Exercise details
Repeat the data word for word. Do not include the pictures.

Data
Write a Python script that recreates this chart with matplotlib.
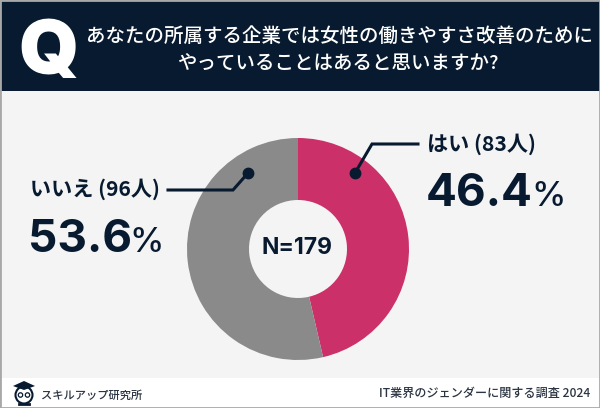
# -*- coding: utf-8 -*-
import matplotlib
matplotlib.use("Agg")
import matplotlib.pyplot as plt
from matplotlib.patches import Rectangle, Circle, Polygon

plt.rcParams['font.family'] = ['Noto Sans CJK JP', 'DejaVu Sans']

### Data
categories = ["はい", "いいえ"]
counts = [83, 96]
percents = ["46.4", "53.6"]
total = "N=179"
question = ["あなたの所属する企業では女性の働きやすさ改善のために",
            "やっていることはあると思いますか?"]
brand = "スキルアップ研究所"
survey = "IT業界のジェンダーに関する調査 2024"

navy = "#071a2f"
pink = "#cb3068"
grey = "#8a8a8a"
panel = "#f4f4f4"

### Canvas in pixels, y goes up
fig = plt.figure(figsize=(6.0, 4.08), dpi=100, facecolor="white")
ax = fig.add_axes([0, 0, 1, 1])
ax.set_xlim(0, 600)
ax.set_ylim(0, 408)
ax.axis("off")

# background bands
ax.add_patch(Rectangle((0, 30), 600, 288, fc=panel, ec="none", zorder=0))
ax.add_patch(Rectangle((0, 317), 600, 91, fc=navy, ec="none", zorder=1))
ax.add_patch(Rectangle((0, 0), 600, 408, fc="none", ec="#a8a8a8", lw=2, zorder=5))

# header
ax.text(48, 354, "Q", color="white", fontsize=55, fontweight="black", family="Inter",
        ha="center", va="center", zorder=2)
ax.text(339, 372, question[0], color="white", fontsize=14, fontweight="medium",
        ha="center", va="center", zorder=2)
ax.text(338, 345, question[1], color="white", fontsize=14, fontweight="medium",
        ha="center", va="center", zorder=2)

# donut
ax.pie(counts, colors=[pink, grey], startangle=90, counterclock=False,
       center=(298, 159), radius=111, frame=False,
       wedgeprops=dict(width=62, linewidth=0))
ax.set_xlim(0, 600)
ax.set_ylim(0, 408)
ax.set_aspect("equal")
ax.text(297, 160, total, color=navy, fontsize=16.5, fontweight="bold",
        family="Inter", ha="center", va="center")

# leader lines
ax.plot([355, 372, 418], [235, 264, 264], color=navy, lw=2.2, solid_joinstyle="miter")
ax.plot([355], [235], "o", color=navy, ms=7.5)
ax.plot([248, 233, 168], [235, 218, 218], color=navy, lw=2.2, solid_joinstyle="miter")
ax.plot([248], [235], "o", color=navy, ms=7.5)

# labels
ax.text(427, 264, f"{categories[0]} ({counts[0]}人)", color=navy, fontsize=15.2,
        fontweight="bold", ha="left", va="center")
ax.text(426, 202, percents[0], color=navy, fontsize=33, fontweight="bold",
        family="Inter", ha="left", va="baseline")
ax.text(531, 202, "%", color=navy, fontsize=25, fontweight="medium",
        family="Inter", ha="left", va="baseline")

ax.text(30, 219, f"{categories[1]} ({counts[1]}人)", color=navy, fontsize=15.2,
        fontweight="bold", ha="left", va="center")
ax.text(28, 156, percents[1], color=navy, fontsize=33, fontweight="bold",
        family="Inter", ha="left", va="baseline")
ax.text(129, 156, "%", color=navy, fontsize=25, fontweight="medium",
        family="Inter", ha="left", va="baseline")

# footer logo, small owl with a cap
ax.add_patch(Polygon([[13, 22], [24, 27], [35, 22], [24, 18]], fc=navy, ec="none", zorder=3))
ax.add_patch(Circle((24, 13), 8.5, fc="white", ec=navy, lw=1.5, zorder=2))
ax.add_patch(Circle((20.5, 13), 2.2, fc="white", ec=navy, lw=0.9, zorder=3))
ax.add_patch(Circle((27.5, 13), 2.2, fc="white", ec=navy, lw=0.9, zorder=3))
ax.plot([19, 29], [4, 4], color=navy, lw=2, zorder=3)

ax.text(41, 12, brand, color="#2b3442", fontsize=8.1, fontweight="medium",
        ha="left", va="center")
ax.text(590, 15, survey, color="#2b3442", fontsize=8.7, fontweight="medium",
        ha="right", va="center")

fig.savefig("out.png", dpi=100, facecolor="white")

Response below
Write a Python script that recreates this chart with matplotlib.
# -*- coding: utf-8 -*-
import matplotlib
matplotlib.use("Agg")
import matplotlib.pyplot as plt
from matplotlib.patches import Rectangle, Circle, Polygon

plt.rcParams['font.family'] = ['Noto Sans CJK JP', 'DejaVu Sans']

### Data
categories = ["はい", "いいえ"]
counts = [83, 96]
percents = ["46.4", "53.6"]
total = "N=179"
question = ["あなたの所属する企業では女性の働きやすさ改善のために",
            "やっていることはあると思いますか?"]
brand = "スキルアップ研究所"
survey = "IT業界のジェンダーに関する調査 2024"

navy = "#071a2f"
pink = "#cb3068"
grey = "#8a8a8a"
panel = "#f4f4f4"

### Canvas in pixels, y goes up
fig = plt.figure(figsize=(6.0, 4.08), dpi=100, facecolor="white")
ax = fig.add_axes([0, 0, 1, 1])
ax.set_xlim(0, 600)
ax.set_ylim(0, 408)
ax.axis("off")

# background bands
ax.add_patch(Rectangle((0, 30), 600, 288, fc=panel, ec="none", zorder=0))
ax.add_patch(Rectangle((0, 317), 600, 91, fc=navy, ec="none", zorder=1))
ax.add_patch(Rectangle((0, 0), 600, 408, fc="none", ec="#a8a8a8", lw=2, zorder=5))

# header
ax.text(48, 354, "Q", color="white", fontsize=55, fontweight="black", family="Inter",
        ha="center", va="center", zorder=2)
ax.text(339, 372, question[0], color="white", fontsize=14, fontweight="medium",
        ha="center", va="center", zorder=2)
ax.text(338, 345, question[1], color="white", fontsize=14, fontweight="medium",
        ha="center", va="center", zorder=2)

# donut
ax.pie(counts, colors=[pink, grey], startangle=90, counterclock=False,
       center=(298, 159), radius=111, frame=False,
       wedgeprops=dict(width=62, linewidth=0))
ax.set_xlim(0, 600)
ax.set_ylim(0, 408)
ax.set_aspect("equal")
ax.text(297, 160, total, color=navy, fontsize=16.5, fontweight="bold",
        family="Inter", ha="center", va="center")

# leader lines
ax.plot([355, 372, 418], [235, 264, 264], color=navy, lw=2.2, solid_joinstyle="miter")
ax.plot([355], [235], "o", color=navy, ms=7.5)
ax.plot([248, 233, 168], [235, 218, 218], color=navy, lw=2.2, solid_joinstyle="miter")
ax.plot([248], [235], "o", color=navy, ms=7.5)

# labels
ax.text(427, 264, f"{categories[0]} ({counts[0]}人)", color=navy, fontsize=15.2,
        fontweight="bold", ha="left", va="center")
ax.text(426, 202, percents[0], color=navy, fontsize=33, fontweight="bold",
        family="Inter", ha="left", va="baseline")
ax.text(531, 202, "%", color=navy, fontsize=25, fontweight="medium",
        family="Inter", ha="left", va="baseline")

ax.text(30, 219, f"{categories[1]} ({counts[1]}人)", color=navy, fontsize=15.2,
        fontweight="bold", ha="left", va="center")
ax.text(28, 156, percents[1], color=navy, fontsize=33, fontweight="bold",
        family="Inter", ha="left", va="baseline")
ax.text(129, 156, "%", color=navy, fontsize=25, fontweight="medium",
        family="Inter", ha="left", va="baseline")

# footer logo, small owl with a cap
ax.add_patch(Polygon([[13, 22], [24, 27], [35, 22], [24, 18]], fc=navy, ec="none", zorder=3))
ax.add_patch(Circle((24, 13), 8.5, fc="white", ec=navy, lw=1.5, zorder=2))
ax.add_patch(Circle((20.5, 13), 2.2, fc="white", ec=navy, lw=0.9, zorder=3))
ax.add_patch(Circle((27.5, 13), 2.2, fc="white", ec=navy, lw=0.9, zorder=3))
ax.plot([19, 29], [4, 4], color=navy, lw=2, zorder=3)

ax.text(41, 12, brand, color="#2b3442", fontsize=8.1, fontweight="medium",
        ha="left", va="center")
ax.text(590, 15, survey, color="#2b3442", fontsize=8.7, fontweight="medium",
        ha="right", va="center")

fig.savefig("out.png", dpi=100, facecolor="white")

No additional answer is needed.